USC had won 28 consecutive November games under Pete Carroll since he became coach in 2001, many of them by huge margins.
Then came Saturday's 55-21 bludgeoning to the hands of Stanford, the most points ever given up by a Trojan team.
Make no mistake: Jim Harbaugh was intent on running up the score. After Toby Gerhart steamrolled his way to the Cardinal's seventh touchdown and 48-21 lead with 6:47 to play, Harbaugh decided to go for two — probably because he couldn't go for three.
The attempt failed, but Stanford tacked on one more score with its second-team offense against the Trojan first-team defense.
When Carroll and Harbaugh met at midfield for the postgame handshake, their conversation was brief, and according Ray Ratto of the San Francisco Chronicle, pointed and seemingly unsatisfying:
"What's your deal? What's your deal?" Carroll said, according to two sources near enough to hear.
"What's your deal?" Harbaugh retorted, and that was that.

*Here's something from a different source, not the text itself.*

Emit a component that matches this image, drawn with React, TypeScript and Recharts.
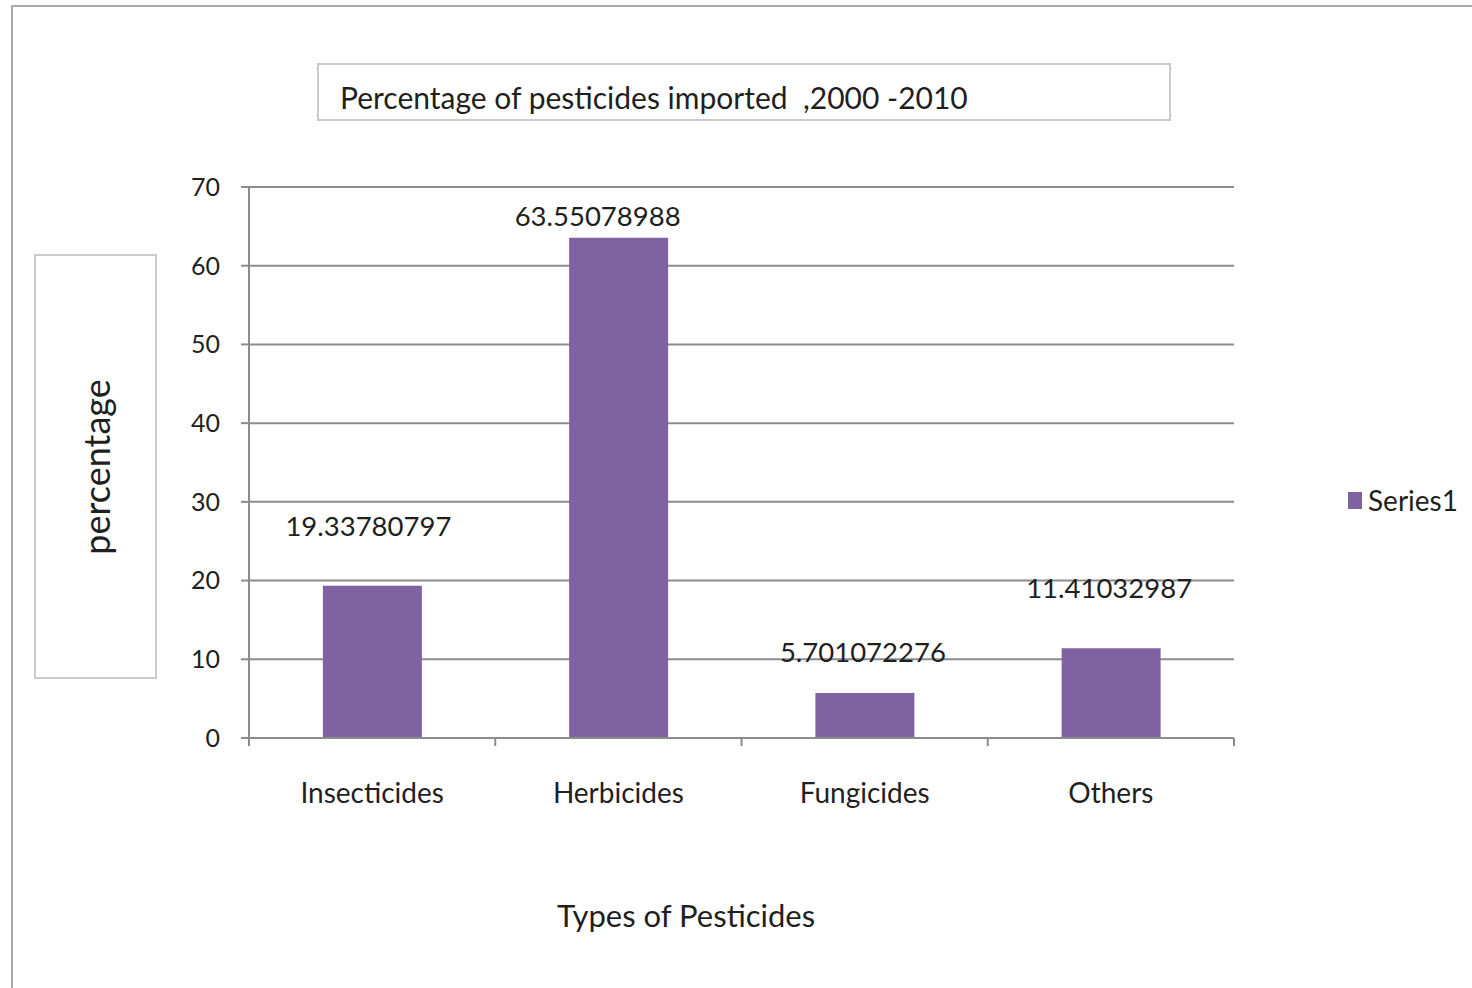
import React from "react";
import { Bar, BarChart, CartesianGrid, LabelList, XAxis, YAxis } from "recharts";

const categories = ["Insecticides", "Herbicides", "Fungicides", "Others"];
const shares = [19.33780797, 63.55078988, 5.701072276, 11.41032987];
const yTicks = [0, 10, 20, 30, 40, 50, 60, 70];
const seriesName = "Series1";

const rows = categories.map((name, i) => ({ name, share: shares[i] }));

// the value labels were dragged around by hand, so each one gets its own nudge
const labelNudge: Record<string, { dx: number; dy: number }> = {
  Insecticides: { dx: -4, dy: -60 },
  Herbicides: { dx: -21, dy: -22 },
  Fungicides: { dx: -2, dy: -42 },
  Others: { dx: -2, dy: -61 },
};

const FONT = "Lato, 'Open Sans', sans-serif";
const PURPLE = "#7f62a1";
const GRID = "#8c8c8c";
const TEXT = "#1f1f1f";

const MARGIN = { top: 187, right: 238, bottom: 190, left: 189 };
const Y_AXIS_W = 60;

// category label plus tick marks on the category boundaries (Excel style)
function CategoryTick(props: any) {
  const { x, y, payload, index, visibleTicksCount } = props;
  const half =
    payload?.offset ?? (1472 - MARGIN.left - Y_AXIS_W - MARGIN.right) / categories.length / 2;
  const last = index === (visibleTicksCount ?? categories.length) - 1;
  return (
    <g>
      <line x1={x - half} y1={y} x2={x - half} y2={y + 8} stroke={GRID} strokeWidth={2} />
      {last && <line x1={x + half} y1={y} x2={x + half} y2={y + 8} stroke={GRID} strokeWidth={2} />}
      <text x={x} y={y + 45} dy="0.71em" textAnchor="middle" fontSize={28} fill={TEXT} fontFamily={FONT}>
        {payload.value}
      </text>
    </g>
  );
}

function ValueLabel(props: any) {
  const { x, y, width, value, index } = props;
  const n = labelNudge[categories[index]] ?? { dx: 0, dy: -20 };
  return (
    <text
      x={x + width / 2 + n.dx}
      y={y + n.dy}
      textAnchor="middle"
      dominantBaseline="central"
      fontSize={27.5}
      fill={TEXT}
      fontFamily={FONT}
    >
      {String(value)}
    </text>
  );
}

export default function App() {
  return (
    <div
      style={{
        position: "absolute",
        left: 0,
        top: 0,
        width: 1472,
        height: 988,
        overflow: "hidden",
        background: "#fff",
        fontFamily: FONT,
        color: TEXT,
      }}
    >
      {/* chart area frame, runs off the right and bottom edges */}
      <div
        style={{
          position: "absolute",
          left: 11,
          top: 5,
          width: 1500,
          height: 1000,
          borderLeft: "2px solid #a9a9a9",
          borderTop: "2px solid #a9a9a9",
        }}
      />

      <BarChart
        width={1472}
        height={988}
        data={rows}
        margin={MARGIN}
        barCategoryGap="30%"
        style={{ position: "absolute", left: 0, top: 0 }}
      >
        <CartesianGrid vertical={false} stroke={GRID} strokeWidth={2} />
        <XAxis
          dataKey="name"
          height={60}
          interval={0}
          tickSize={0}
          tickMargin={0}
          tickLine={false}
          axisLine={{ stroke: GRID, strokeWidth: 2 }}
          tick={<CategoryTick />}
        />
        <YAxis
          width={Y_AXIS_W}
          domain={[0, 70]}
          ticks={yTicks}
          interval={0}
          tickSize={8}
          tickMargin={21}
          axisLine={{ stroke: GRID, strokeWidth: 2 }}
          tickLine={{ stroke: GRID, strokeWidth: 2 }}
          tick={{ fontSize: 25, fill: TEXT, fontFamily: FONT }}
        />
        <Bar dataKey="share" name={seriesName} fill={PURPLE} isAnimationActive={false}>
          <LabelList dataKey="share" content={<ValueLabel />} />
        </Bar>
      </BarChart>

      {/* chart title box */}
      <div
        style={{
          position: "absolute",
          left: 317,
          top: 63,
          width: 829,
          height: 49,
          paddingLeft: 21,
          paddingTop: 5,
          border: "2px solid #cbcbcb",
          fontSize: 30,
          lineHeight: "54px",
          whiteSpace: "pre",
        }}
      >
        {"Percentage of pesticides imported  ,2000 -2010"}
      </div>

      {/* value axis title box */}
      <div
        style={{
          position: "absolute",
          left: 34,
          top: 254,
          width: 119,
          height: 421,
          border: "2px solid #cbcbcb",
        }}
      >
        <div
          style={{
            position: "absolute",
            left: "50%",
            top: "50%",
            transform: "translate(-50%, -50%) rotate(-90deg)",
            fontSize: 36,
            whiteSpace: "nowrap",
          }}
        >
          percentage
        </div>
      </div>

      {/* category axis title */}
      <div
        style={{
          position: "absolute",
          left: 486,
          width: 400,
          top: 895,
          textAlign: "center",
          fontSize: 31,
          lineHeight: "40px",
        }}
      >
        Types of Pesticides
      </div>

      {/* legend */}
      <div style={{ position: "absolute", left: 1348, top: 483, display: "flex", alignItems: "center" }}>
        <div style={{ width: 14, height: 17, background: PURPLE, marginRight: 6 }} />
        <div style={{ fontSize: 28, lineHeight: "34px" }}>{seriesName}</div>
      </div>
    </div>
  );
}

Carroll, when asked about Stanford's try for two, said: "I don't know what they were thinking with that."
Harbaugh offered this: "I thought it was an opportunity, the way we were coming off the ball, the way our players were playing — that it was the right thing to do."

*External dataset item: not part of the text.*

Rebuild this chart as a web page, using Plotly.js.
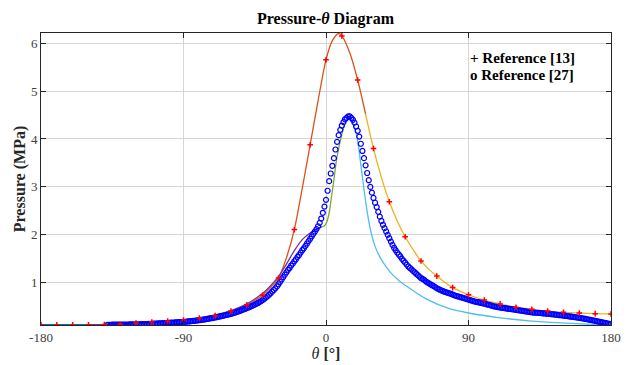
<!DOCTYPE html>
<html>
<head>
<meta charset="utf-8">
<script src="https://cdn.plot.ly/plotly-3.0.1.min.js"></script>
<style>html,body{margin:0;padding:0;background:#fff;}#chart{width:626px;height:365px;}</style>
</head>
<body>
<div id="chart"></div>
<script>
// ---- model line segments (crank angle in degrees, pressure in MPa) ----
const blueTheta = [-180, -150];
const blueP     = [0.125, 0.125];

const orangeTheta = [-150,-140,-130,-120,-110,-100,-90,-80,-70,-60,-55,-50,-45,-40,-35,-30,-25,-20,-15,-10,-5,0,4,8,10,15,20,25];
const orangeP     = [0.125,0.128,0.135,0.155,0.18,0.20,0.225,0.265,0.315,0.41,0.47,0.54,0.63,0.74,0.90,1.10,1.52,2.11,2.97,3.88,4.8,5.65,6.05,6.2,6.15,5.8,5.23,4.52];

const yellowTheta = [25,30,35,40,45,50,55,60,65,70,75,80,85,90,100,110,120,130,140,150,160,170,180];
const yellowP     = [4.52,3.80,3.2,2.69,2.29,1.96,1.69,1.456,1.28,1.14,1.01,0.90,0.82,0.75,0.64,0.56,0.49,0.446,0.41,0.384,0.37,0.357,0.35];

const purpleTheta = [-150,-130,-110,-90,-70,-60,-50,-40,-35,-30,-25,-20,-15,-10,-5,-2.5];
const purpleP     = [0.125,0.135,0.175,0.225,0.33,0.42,0.56,0.78,0.94,1.13,1.39,1.67,1.90,2.04,2.13,2.17];

const greenTheta = [-2.5,-1,0.5,2,3.5,5,6.5,8.5,10.5,12.5,14.5];
const greenP     = [2.17,2.19,2.27,2.46,2.80,3.15,3.53,3.88,4.16,4.36,4.46];

const cyanTheta = [14.5,17,19,20.5,22.5,25.5,28,31,34,38,42,46,53,63.5,78,90,110,130,152,165,180];
const cyanP     = [4.46,4.33,4.12,3.85,3.33,2.59,2.12,1.76,1.54,1.33,1.17,1.05,0.88,0.66,0.46,0.37,0.27,0.20,0.16,0.14,0.125];

// ---- Reference [13] (+ markers, every 10 deg) ----
const ref13Theta = [-180,-170,-160,-150,-140,-130,-120,-110,-100,-90,-80,-70,-60,-50,-40,-30,-20,-10,0,10,20,30,40,50,60,70,80,90,100,110,120,130,140,150,160,170,180];
const ref13P     = [0.125,0.125,0.125,0.125,0.128,0.135,0.16,0.18,0.20,0.225,0.265,0.315,0.41,0.54,0.74,1.10,2.11,3.88,5.65,6.15,5.23,3.80,2.69,1.96,1.456,1.14,0.90,0.75,0.64,0.56,0.49,0.446,0.41,0.384,0.37,0.357,0.35];

// ---- Reference [27] (o markers, every 1 deg from -138 to 180) ----
const ref27Start = -138;
const ref27P = [
  0.125,0.125,0.125,0.126,0.126,0.126,0.127,0.127,
  0.128,0.128,0.129,0.129,0.13,0.13,0.131,0.131,0.132,0.133,
  0.134,0.135,0.136,0.137,0.138,0.139,0.14,0.141,0.142,0.144,
  0.145,0.147,0.148,0.15,0.152,0.154,0.156,0.158,0.16,0.162,
  0.164,0.166,0.168,0.17,0.172,0.174,0.176,0.178,0.18,0.182,
  0.185,0.188,0.191,0.194,0.197,0.2,0.204,0.208,0.212,0.216,
  0.22,0.225,0.23,0.235,0.24,0.246,0.252,0.258,0.264,0.27,
  0.277,0.284,0.291,0.298,0.305,0.313,0.321,0.329,0.337,0.345,
  0.354,0.364,0.374,0.385,0.396,0.408,0.42,0.432,0.445,0.458,
  0.472,0.486,0.5,0.515,0.53,0.546,0.563,0.58,0.598,0.617,
  0.64,0.665,0.69,0.72,0.75,0.78,0.815,0.85,0.885,0.925,
  0.97,1.02,1.07,1.12,1.17,1.22,1.27,1.31,1.36,1.40,
  1.45,1.49,1.54,1.58,1.63,1.68,1.72,1.77,1.82,1.87,
  1.92,1.97,2.02,2.07,2.12,2.18,2.25,2.34,2.46,2.59,
  2.73,2.92,3.12,3.28,3.44,3.60,3.78,3.94,4.08,4.19,
  4.28,4.35,4.41,4.44,4.47,4.47,4.44,4.40,4.34,4.26,
  4.17,4.05,3.90,3.75,3.60,3.45,3.29,3.14,3.00,2.88,
  2.77,2.67,2.58,2.48,2.38,2.29,2.21,2.14,2.07,2.00,
  1.93,1.86,1.79,1.73,1.68,1.63,1.59,1.55,1.50,1.46,
  1.42,1.38,1.34,1.31,1.28,1.25,1.22,1.19,1.16,1.13,
  1.10,1.08,1.06,1.03,1.01,0.99,0.97,0.95,0.93,0.91,
  0.89,0.87,0.855,0.84,0.825,0.81,0.80,0.79,0.78,0.77,
  0.755,0.74,0.73,0.72,0.71,0.70,0.69,0.68,0.67,0.66,
  0.65,0.64,0.63,0.62,0.61,0.60,0.595,0.59,0.58,0.57,
  0.565,0.555,0.545,0.54,0.53,0.52,0.51,0.505,0.50,0.49,
  0.485,0.48,0.475,0.47,0.465,0.46,0.455,0.45,0.445,0.44,
  0.435,0.43,0.425,0.42,0.415,0.41,0.405,0.40,0.395,0.39,
  0.385,0.38,0.378,0.375,0.372,0.37,0.367,0.364,0.361,0.358,
  0.355,0.352,0.348,0.344,0.34,0.336,0.332,0.328,0.324,0.32,
  0.316,0.312,0.308,0.303,0.298,0.293,0.288,0.283,0.278,0.273,
  0.268,0.263,0.258,0.252,0.246,0.24,0.234,0.228,0.221,0.214,
  0.207,0.2,0.193,0.186,0.179,0.172,0.165,0.158,0.151,0.145,0.14
];
const ref27Theta = ref27P.map((_, i) => ref27Start + i);

const xTicks = [-180, -90, 0, 90, 180];
const yTicks = [1, 2, 3, 4, 5, 6];

const FONT = '"Liberation Serif", "DejaVu Serif", serif';

function lineTrace(x, y, color) {
  return {x: x, y: y, type: 'scatter', mode: 'lines',
          line: {color: color, width: 1.3, shape: 'spline', smoothing: 0.8},
          hoverinfo: 'skip', showlegend: false};
}

const traces = [
  lineTrace(blueTheta, blueP, '#0072BD'),
  lineTrace(orangeTheta, orangeP, '#D95319'),
  lineTrace(yellowTheta, yellowP, '#EDB120'),
  lineTrace(purpleTheta, purpleP, '#7E2F8E'),
  lineTrace(greenTheta, greenP, '#77AC30'),
  lineTrace(cyanTheta, cyanP, '#4DBEEE'),
  {x: ref27Theta, y: ref27P, type: 'scatter', mode: 'markers',
   marker: {symbol: 'circle-open', size: 5, color: '#0000FF', line: {width: 1.2, color: '#0000FF'}},
   showlegend: false},
  {x: ref13Theta, y: ref13P, type: 'scatter', mode: 'markers',
   marker: {symbol: 'cross-thin', size: 4, color: '#FF0000', line: {width: 1.5, color: '#FF0000'}},
   showlegend: false}
];

const axisCommon = {
  showgrid: true, gridcolor: '#d6d6d6', gridwidth: 1,
  zeroline: false, showline: true, linecolor: '#262626', linewidth: 1,
  mirror: 'ticks', ticks: 'inside', ticklen: 5, tickcolor: '#262626',
  tickfont: {family: FONT, size: 13, color: '#404040'}
};

const layout = {
  width: 626, height: 365,
  margin: {l: 41, r: 15, t: 33, b: 40},
  paper_bgcolor: '#ffffff', plot_bgcolor: '#ffffff',
  font: {family: FONT, color: '#262626'},
  title: {text: '<b>Pressure-<i>θ</i> Diagram</b>', font: {family: FONT, size: 16, color: '#000'},
          x: 0.52, xanchor: 'center', y: 0.95, yanchor: 'middle'},
  xaxis: Object.assign({}, axisCommon, {
    range: [-180, 180], tickvals: xTicks, ticktext: xTicks.map(String),
    title: {text: '<i>θ</i> <b>[°]</b>', font: {family: FONT, size: 16, color: '#262626'}, standoff: 4}
  }),
  yaxis: Object.assign({}, axisCommon, {
    range: [0.12, 6.21], tickvals: yTicks, ticktext: yTicks.map(String),
    title: {text: '<b>Pressure (MPa)</b>', font: {family: FONT, size: 16, color: '#262626'}, standoff: 1}
  }),
  annotations: [
    {xref: 'paper', yref: 'paper', x: 0.749, y: 0.915, xanchor: 'left', yanchor: 'middle',
     text: '<b>+ Reference [13]</b>', showarrow: false, font: {family: FONT, size: 15, color: '#000'}},
    {xref: 'paper', yref: 'paper', x: 0.749, y: 0.855, xanchor: 'left', yanchor: 'middle',
     text: '<b>o Reference [27]</b>', showarrow: false, font: {family: FONT, size: 15, color: '#000'}}
  ]
};

Plotly.newPlot('chart', traces, layout, {staticPlot: true, displayModeBar: false});
</script>
</body>
</html>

Harbaugh, of course, will probably be gone from Stanford in a few months, although his boss, athletic director Bob Bowlsby, promises that he will have a new deal for his coach "soon."

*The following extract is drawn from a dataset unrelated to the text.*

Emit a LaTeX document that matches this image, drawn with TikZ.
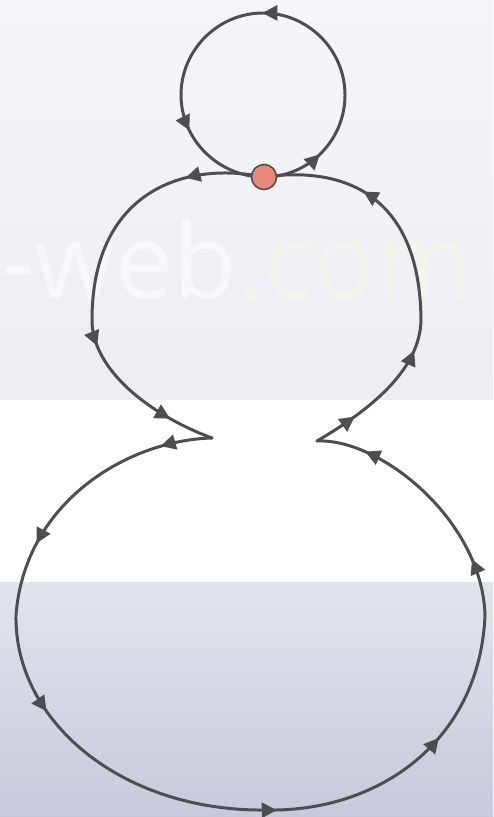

But Harbaugh, whose brother John is the coach of the Baltimore Ravens, wants to coach an NFL team. He'll likely get his shot this offseason.
Thanks to Image of Sport.
If you're going to run up scores on people, then you better take it when it's your turn. Harbaugh may have had his and other teams in the Pac 10 in mind on Saturday. He might get a few congratulatory phone calls this week.